Electric Attitude, Skintight & Solid Gold
Alright, Electric Attitude, I’ll admit it: you got me. You made it work, and you got me, so much so that I’ve been humming along with the songs on Skintight & Solid Gold in my head for a straight week now.
And to tell you the truth, I was pretty worried. For one thing, I had some pretty serious issues with 2009′s Laser Laser Laser Beams EP, and beyond that, this kind of funky, rough-edged, slinky sound is one that’s ridiculously easy to screw up in the first place; a little too far over the line, and it all turns into a parody, like Har Mar Superstar gone horribly awry.
With this album, though, the band makes it work, and work very well. From the first rubbery, Bootsy Collins-esque bass note of “No One Else” all the way to sleazy, low-down closer “On My Mind,” Electric Attitude swagger and snarl like The Black Crowes if they’d switched mid-career to playing in funk clubs, or maybe like The Rapture with that robotic heart replaced by one swiped from James Brown. All things considered, it’s pretty great.

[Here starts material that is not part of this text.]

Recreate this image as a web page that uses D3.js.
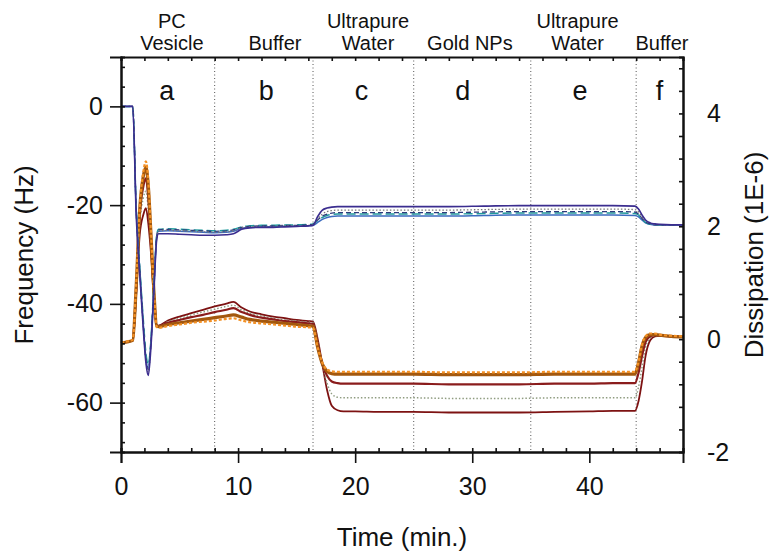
<!DOCTYPE html>
<html>
<head>
<meta charset="utf-8">
<script src="https://cdn.jsdelivr.net/npm/d3@7"></script>
<style>
  body { margin: 0; background: #fff; }
  svg text { font-family: "Liberation Sans", Arial, sans-serif; fill: #111; }
</style>
</head>
<body>
<div class="container"></div>
<script>

// time (min.) shared by every trace
const time = [0, 0.5, 1.0, 1.3, 1.6, 1.9, 2.13, 2.33, 2.55, 2.8, 3.05, 3.2, 4, 5, 6, 7, 8, 9, 9.6, 10.3, 11, 12, 13, 14, 15, 16.0, 16.4, 16.8, 17.2, 17.6, 18.0, 18.5, 19, 20, 22, 25, 28, 31, 34, 37, 40, 42, 43.9, 44.2, 44.5, 44.8, 45.2, 45.6, 46, 47, 48]

// frequency (Hz), left axis
const freqA = [0, 0, 0, -22, -34, -45, -52, -54.5, -49, -38, -27, -25.8, -25.8, -25.9, -26.0, -26.1, -26.1, -26.0, -25.8, -24.9, -24.6, -24.5, -24.5, -24.4, -24.3, -24.2, -24.1, -22.3, -21.0, -20.6, -20.4, -20.3, -20.3, -20.3, -20.3, -20.3, -20.3, -20.2, -20.1, -20.1, -20.1, -20.1, -20.2, -20.8, -22.0, -23.0, -23.6, -23.8, -23.9, -24.0, -24.0]
const freqB = [0, 0, 0, -21.5, -33.5, -44.5, -51.5, -53.8, -48.5, -37.5, -26.5, -25.2, -25.1, -25.2, -25.3, -25.4, -25.5, -25.4, -25.2, -24.6, -24.4, -24.3, -24.3, -24.2, -24.2, -24.1, -24.0, -22.8, -21.8, -21.3, -21.1, -21.0, -21.0, -21.0, -21.0, -21.0, -21.0, -20.9, -20.8, -20.8, -20.8, -20.8, -20.9, -21.4, -22.4, -23.2, -23.7, -23.9, -24.0, -24.0, -24.0]
const freqC = [0, 0, 0, -21, -33, -44, -51, -53.3, -48, -37, -26.3, -25.0, -24.9, -25.0, -25.1, -25.2, -25.3, -25.2, -25.0, -24.5, -24.3, -24.2, -24.2, -24.1, -24.1, -24.0, -23.9, -23.0, -22.2, -21.8, -21.6, -21.5, -21.5, -21.5, -21.5, -21.5, -21.5, -21.4, -21.3, -21.3, -21.3, -21.3, -21.4, -21.8, -22.7, -23.4, -23.8, -24.0, -24.0, -24.0, -24.0]
const freqD = [0, 0, 0, -20.5, -32.5, -43, -50, -52.3, -47.5, -36.5, -26, -24.9, -24.8, -24.9, -25.0, -25.1, -25.2, -25.1, -24.9, -24.4, -24.2, -24.1, -24.1, -24.0, -24.0, -23.9, -23.8, -23.1, -22.5, -22.1, -21.9, -21.8, -21.8, -21.8, -21.8, -21.8, -21.8, -21.7, -21.6, -21.6, -21.6, -21.6, -21.7, -22.0, -22.8, -23.5, -23.9, -24.0, -24.0, -24.0, -24.0]
const freqE = [0, 0, 0, -21, -33, -44, -51, -53, -48, -37.5, -26.5, -25.3, -25.2, -25.3, -25.4, -25.5, -25.6, -25.5, -25.3, -24.7, -24.5, -24.4, -24.4, -24.3, -24.3, -24.2, -24.1, -23.5, -22.9, -22.5, -22.3, -22.2, -22.2, -22.2, -22.2, -22.2, -22.2, -22.1, -22.0, -22.0, -22.0, -22.0, -22.1, -22.4, -23.0, -23.6, -23.9, -24.0, -24.0, -24.0, -24.0]

// dissipation (1E-6), right axis
const dissA = [-0.06, -0.04, -0.01, 1.0, 2.35, 2.95, 3.15, 2.8, 1.95, 0.9, 0.22, 0.2, 0.23, 0.26, 0.29, 0.31, 0.33, 0.36, 0.37, 0.33, 0.3, 0.28, 0.26, 0.24, 0.22, 0.21, 0.2, -0.15, -0.42, -0.54, -0.57, -0.58, -0.58, -0.58, -0.58, -0.58, -0.59, -0.59, -0.59, -0.58, -0.58, -0.58, -0.58, -0.4, -0.1, 0.05, 0.1, 0.1, 0.08, 0.06, 0.05]
const dissB = [-0.07, -0.05, -0.02, 0.95, 2.3, 2.88, 3.05, 2.72, 1.9, 0.88, 0.23, 0.22, 0.26, 0.29, 0.32, 0.35, 0.38, 0.41, 0.43, 0.39, 0.35, 0.32, 0.30, 0.28, 0.26, 0.24, 0.23, -0.15, -0.44, -0.57, -0.61, -0.62, -0.62, -0.62, -0.62, -0.62, -0.63, -0.63, -0.63, -0.62, -0.62, -0.62, -0.62, -0.42, -0.12, 0.03, 0.08, 0.08, 0.07, 0.05, 0.04]
const dissC = [-0.07, -0.05, -0.02, 0.9, 2.2, 2.7, 2.85, 2.5, 1.8, 0.85, 0.24, 0.23, 0.29, 0.34, 0.39, 0.43, 0.48, 0.52, 0.55, 0.48, 0.43, 0.38, 0.35, 0.32, 0.30, 0.28, 0.27, -0.1, -0.45, -0.65, -0.75, -0.78, -0.79, -0.79, -0.79, -0.79, -0.8, -0.8, -0.8, -0.79, -0.79, -0.78, -0.78, -0.6, -0.3, -0.05, 0.05, 0.07, 0.06, 0.05, 0.04]
const dissD = [-0.07, -0.05, -0.02, 0.85, 2.05, 2.5, 2.62, 2.3, 1.7, 0.8, 0.24, 0.23, 0.31, 0.37, 0.43, 0.48, 0.53, 0.58, 0.6, 0.52, 0.46, 0.41, 0.37, 0.34, 0.32, 0.30, 0.29, -0.05, -0.45, -0.78, -0.97, -1.03, -1.04, -1.04, -1.04, -1.04, -1.05, -1.05, -1.05, -1.04, -1.04, -1.04, -1.04, -0.85, -0.5, -0.15, 0.02, 0.06, 0.06, 0.05, 0.04]
const dissE = [-0.07, -0.05, -0.02, 0.8, 1.85, 2.2, 2.32, 2.05, 1.55, 0.75, 0.25, 0.24, 0.33, 0.40, 0.46, 0.52, 0.58, 0.63, 0.66, 0.56, 0.49, 0.44, 0.40, 0.37, 0.34, 0.32, 0.31, 0.0, -0.45, -0.9, -1.18, -1.26, -1.28, -1.28, -1.29, -1.29, -1.3, -1.3, -1.3, -1.29, -1.28, -1.27, -1.27, -1.1, -0.75, -0.3, -0.02, 0.05, 0.06, 0.05, 0.04]

// solution changes
const switchTimes = [8, 16.4, 25, 35, 44]
const stepLetters = ["a", "b", "c", "d", "e", "f"]
const letterTimes = [3.9, 12.4, 20.55, 29.2, 39.2, 46.0]
const stepNames = [["PC", "Vesicle"], ["Buffer"], ["Ultrapure", "Water"], ["Gold NPs"], ["Ultrapure", "Water"], ["Buffer"]]
const nameTimes = [4.35, 13.15, 21.1, 29.8, 39.0, 46.2]

const xTicks = [0, 10, 20, 30, 40]
const freqTicks = [-60, -40, -20, 0]
const dissTicks = [-2, 0, 2, 4]

const width = 771
const height = 552

const x = d3.scaleLinear().domain([0, 48]).range([121, 683])
const yF = d3.scaleLinear().domain([-70, 10]).range([452, 57])
const yD = d3.scaleLinear().domain([-2, 5]).range([452, 57])

const svg = d3.select(".container").append("svg")
    .attr("width", width)
    .attr("height", height)

// dotted separators
svg.selectAll(".sep")
    .data(switchTimes)
    .enter()
    .append("line")
    .attr("class", "sep")
    .attr("x1", d => x(d)).attr("x2", d => x(d))
    .attr("y1", 57).attr("y2", 452)
    .attr("stroke", "#555")
    .attr("stroke-width", 1)
    .attr("stroke-dasharray", "1,2.5")

const dissTraces = [
    { v: dissE, color: "#7d1212", w: 1.8, dash: null },
    { v: dissD, color: "#8f9c80", w: 1.5, dash: "1.5,2" },
    { v: dissC, color: "#8a1c1c", w: 2.2, dash: null },
    { v: dissB, color: "#a3580e", w: 3.2, dash: null },
    { v: dissA, color: "#f39126", w: 2.2, dash: "3,2" }
]
const freqTraces = [
    { v: freqE, color: "#3c6cbf", w: 1.5, dash: null },
    { v: freqD, color: "#1f9a9c", w: 1.5, dash: "9,4" },
    { v: freqC, color: "#2d3b7c", w: 1.3, dash: "5,3" },
    { v: freqB, color: "#777", w: 1.3, dash: "1.5,2" },
    { v: freqA, color: "#3b2d8f", w: 1.6, dash: null }
]

const lineD = d3.line().x((d, i) => x(time[i])).y(d => yD(d)).curve(d3.curveMonotoneX)
const lineF = d3.line().x((d, i) => x(time[i])).y(d => yF(d)).curve(d3.curveMonotoneX)

function drawTraces(list, gen){
    svg.append("g")
        .selectAll("path")
        .data(list)
        .enter()
        .append("path")
        .attr("d", d => gen(d.v))
        .attr("fill", "none")
        .attr("stroke", d => d.color)
        .attr("stroke-width", d => d.w)
        .attr("stroke-dasharray", d => d.dash)
}
drawTraces(dissTraces, lineD)
drawTraces(freqTraces, lineF)

// axes - majors outward, minors inward, each in its own group
const num = d => String(d)
const minorX = d3.range(0, 48.1, 2)

function axisGroup(tx, ty, axis){
    return svg.append("g").attr("transform", `translate(${tx},${ty})`).call(axis)
}
axisGroup(0, 452, d3.axisBottom(x).tickValues(xTicks).tickSize(11).tickPadding(14).tickFormat(num))
axisGroup(0, 452, d3.axisTop(x).tickValues(minorX).tickSize(4).tickFormat(""))
axisGroup(0, 57, d3.axisBottom(x).tickValues(minorX).tickSize(4).tickFormat(""))
axisGroup(121, 0, d3.axisLeft(yF).tickValues(freqTicks).tickSize(11).tickPadding(7).tickFormat(num))
axisGroup(121, 0, d3.axisRight(yF).tickValues(d3.range(-68, 10, 4)).tickSize(4).tickFormat(""))
axisGroup(683, 0, d3.axisLeft(yD).tickValues(d3.range(-1.6, 4.9, 0.4)).tickSize(4).tickFormat(""))
axisGroup(683, 0, d3.axisRight(yD).tickValues(dissTicks).tickSize(0).tickPadding(24).tickFormat(num))

svg.selectAll(".domain").attr("stroke", "#111").attr("stroke-width", 2)
svg.selectAll(".tick line").attr("stroke", "#111").attr("stroke-width", 1.6)
svg.selectAll(".tick text").style("font-size", "25px").attr("font-family", null).attr("fill", "#111")

// step letters and solution names
svg.selectAll(".letter")
    .data(stepLetters)
    .enter()
    .append("text")
    .attr("x", (d, i) => x(letterTimes[i]))
    .attr("y", 100)
    .attr("text-anchor", "middle")
    .style("font-size", "27px")
    .text(d => d)

stepNames.forEach((lines, i) => {
    lines.forEach((s, j) => {
        svg.append("text")
            .attr("x", x(nameTimes[i]))
            .attr("y", 50 - (lines.length - 1 - j) * 22)
            .attr("text-anchor", "middle")
            .style("font-size", "20px")
            .text(s)
    })
})

// axis titles
svg.append("text")
    .attr("x", 402).attr("y", 546)
    .attr("text-anchor", "middle")
    .style("font-size", "26px")
    .text("Time (min.)")

svg.append("text")
    .attr("transform", "translate(33,255) rotate(-90)")
    .attr("text-anchor", "middle")
    .style("font-size", "26px")
    .text("Frequency (Hz)")

svg.append("text")
    .attr("transform", "translate(763,255) rotate(-90)")
    .attr("text-anchor", "middle")
    .style("font-size", "26px")
    .text("Dissipation (1E-6)")

</script>
</body>
</html>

Granted, it’s not going to be for everybody; singer/guitarist Blake Shepard’s loverman lyrics (and the non-lyrical grunts and “oohs,” to boot) will undoubtedly make some eyes roll, but hey, who cares? Here, I’ll drop a big old spoiler: Skintight & Solid Gold is all about sex. Sex and…um, yeah, that’s pretty much it. So if soulful, gritty funk-rock about getting down and dirty doesn’t appeal to you, you’re probably better off heading elsewhere.
If you stick it out, though, trust me, it’ll be worth the ride. On tracks like “Trouble,” Electric Attitude channel The Meters, bursting through those chorus in a ball of churning, rough-edged rawk, and it’s awesome to witness. Then they shift gears for “Godzilla” and “Nightlife,” transforming into a bumping, yelping nu-New Wave band a la The Killers (if they’d embraced horns over keyboards, that is), and again into almost a rewrite of Franz Ferdinand’s “Take Me Out” with “Don’t Walk Away,” which is raw and insistent and confident as all hell.
It’s the horns that really make this work, at least for me. They’re flat-out spectacular, particularly on “Scarlet Harlot,” with its Dap-Kings-gone-rocksteady vibe, and on “Fierce,” which is horn-tinged but pretty much pure bluesy rock ‘n roll nonetheless, and an arena-sized chunk of it, to boot. The horns add a soulful authenticity to Skintight, making it more fully real somehow, like it’s this band you’re listening to in some sweaty, mysterious basement club somewhere, just bumping and grinding ’til the sun comes up again.
Since my last somewhat-disappointing exposure to the band, Electric Attitude have seriously stepped up their game, on all fronts. Not only are they tighter and more focused than they were previously, but the production — which is partly thanks to co-producer Reggie O’Farrell, of The Western Civilization — stellar, completely filling up your skull with that gritty, bouncy, dirty, funky goodness. On the songwriting side, too, they’ve grown by leaps and bounds, crafting songs like “Nightlife” and “Manic,” which are damn near pitch-perfect examples of what a funk song should sound like.
The latter’s the high point here, for me, with its skronking, Macklemore & Ryan Lewis-ish horn intro (I swear, I kept expecting the band to break into “Thrift Shop”) and its frantic, fevered pace. And then, when the band hits the break…well, it’s fucking awesome. It’s catchy and speeding and brilliant, furiously surging like an tsunami about to destroy the beach.
So, you see this right here, this album that’s sitting right there on my desk? This is what I’d hoped this band would sound like, back when I reviewed that last EP four years ago. Hot damn.